I think this is pretty funny that after NPR did a report on an evangelical church that has become so large it is establishing branch campuses that some listeners wrote to complain about them proselytizing.
I just finished reading your column on religion reporting and I must agree with the sentiment of many of the listeners you quoted. NPR’s coverage of religion, especially Catholicism, has increased at an alarming rate. Sylvia Poggioli’s near-daily reporting of the Pope’s schedule is disturbing. I cannot remember the last time I heard about the travels of leaders of the worlds other prominent religions. What’s the Dalai Lama up to these days? Does anyone at NPR know?
From Terri Dziekonski:
I have lately come to believe that the "R" in NPR stands for religion. Why do we have to have a comment from a conservative minister on almost every news item reported? And, why does everything that goes on of a religious bent have to be reported in great detail. The coverage of the Pope’s death was not the only incidence of this. There seems to me to be a distinctly right leaning to the reporting on NPR these days and I, for one, am not happy with it.
And from Jo Sullivan:
I did not write last week, but I too am dismayed and disgusted by the outpouring of religion that you have put on your programs in recent months. I do not listen to NPR to be proselytized. Christians have their own stations, and spend billions to get their message out. Why give them a free venue? Are you catering the current administration?

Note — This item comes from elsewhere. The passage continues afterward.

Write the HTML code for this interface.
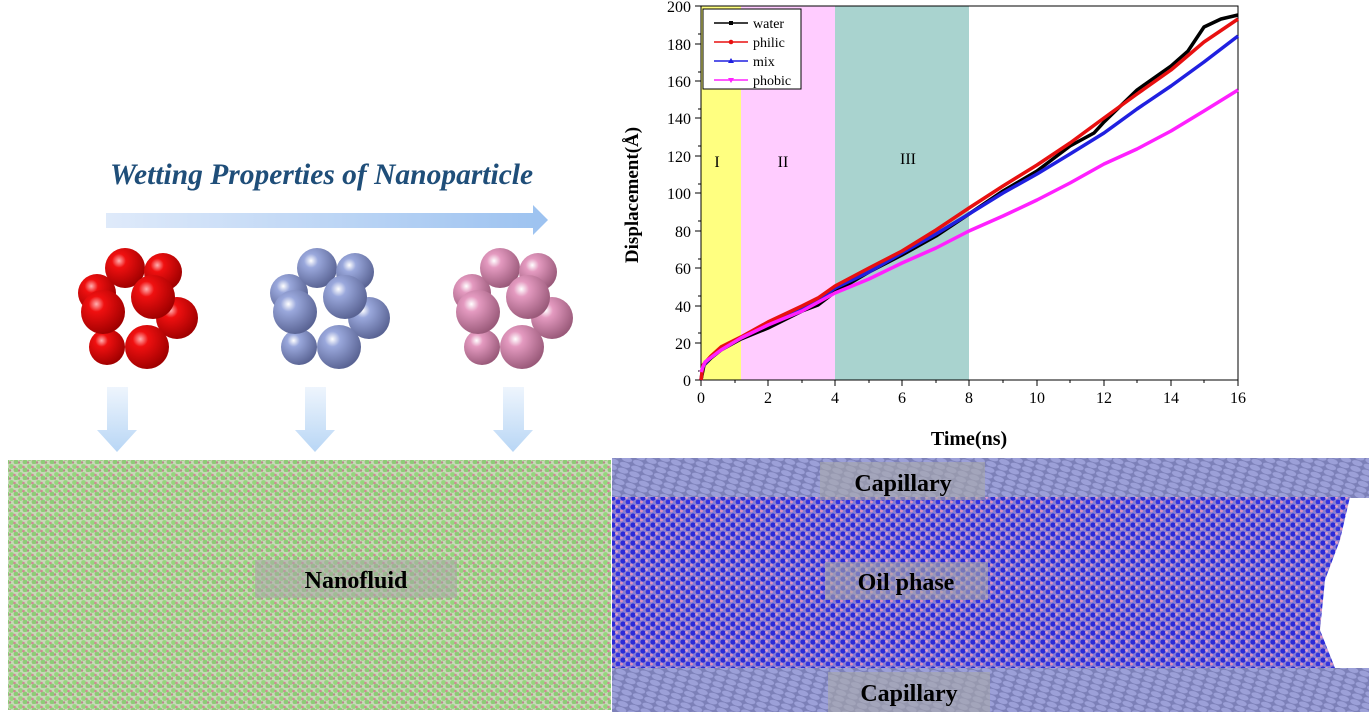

Reporting Is Not Preaching
Walter Watson is the senior producer of Weekend All Things Considered. He disagrees that the aim of the report was to proselytize:
Religion — and not just Protestantism — plays an increasingly important part of American life in politics, education and culture. We thought it was important to show how some churches are growing quickly, and how they plan to extend their influence. Some public radio listeners may object to hearing about this, but we think that it’s significant and we need to report it, even if it may make some of our long-time listeners uncomfortable.
It is true that NPR has deliberately increased its coverage of religion compared to a few years ago. The roles of religion in America and in the Middle East must be followed; they are news stories that affect the listeners. A complete list of stories on religion can be found on the NPR.org Religion topic page (see link below). Unquestionably, there has been a lot of reporting on the topic.
Too Much of a ‘God’ Thing?
I don’t doubt Walter Watson when he says the church story was valuable. But the sheer volume of stories about religion is overwhelming many listeners. Perhaps NPR News should monitor the overall amount of airtime devoted to this one subject. (I am not counting the reports of NPR’s Barbara Bradley-Hagerty, whose religion reporting is erudite and balanced).
Even as many listeners sense that NPR is giving too much airtime to prominent religious groups, they also ask that NPR report on developments in other religions that address the spiritual questions of the day.
To which, one can only say, "Amen."
I wonder what "sheer volume of stories about religion is overwhelming many listeners" would be for NPR? Two or three stories in a week unless of course it is the Dalai Lama, Buddhist, or new age related. No doubt the complainers are the same people who are always invoking multiculturalism ,tolerance, and understanding. Even funnier is that they want a program called “All things considered” to not consider all things.